Bill Keller's spy thriller stops short of actually calling Assange a stateless person (because Keller is big on facts, and that is obviously not a fact), instead referring to him as "an eccentric former computer hacker of Australian birth and no fixed residence", and describing him as a "bag lady" and a "derelict". The end result is the same - leaving the reader with the impression that Assange is a person with no home and no country.
But what could the point of this characterization be? Why spend so much time and sacrifice so many adjectives for the purpose of making certain that everyone understands that Julian Assange is a passport orphan???

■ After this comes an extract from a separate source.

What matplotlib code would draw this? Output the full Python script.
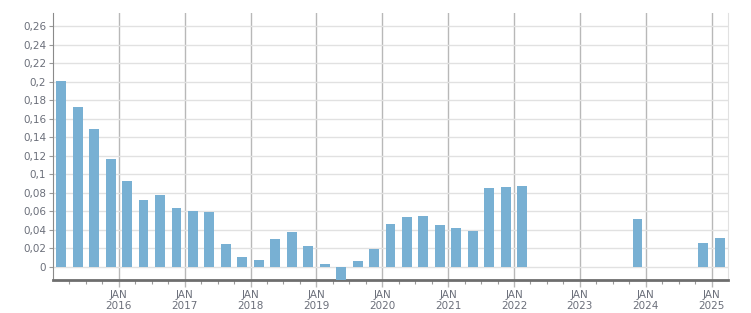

- He spews the right rhetoric (" in Europe ...there is often a certain pleasure in seeing the last superpower taken down a peg"; "We live and work in a city that has been tragically marked as a favorite terrorist target, and in the wake of 9/11 our journalists plunged into the ruins to tell the story of what happened here" ),
- He parties with the right people (he gleefully relates story about a party given by Richard Holbrooke, the Obama administration’s special envoy to Afghanistan and Pakistan),
- He admires the approach taken by the Obama administration with respect to redacting the leaked documents, carefully detailing the cooperation between the NYT and the Obama administration in deciding what to release, and how best to ensure no one gets killed as a result of the leaks, all the while using language that evokes thoughts of a placid lake in the sunshine, the scent of baby powder, and music by John Tesh.
- He outs Assange as anti-American, and makes it clear that he does not approve of such things.
In any case, Keller, just remember that while you're wrapping yourself in the flag, I can see right through it, and I see that your balls are shrinking, while my man Julian's grow ever larger.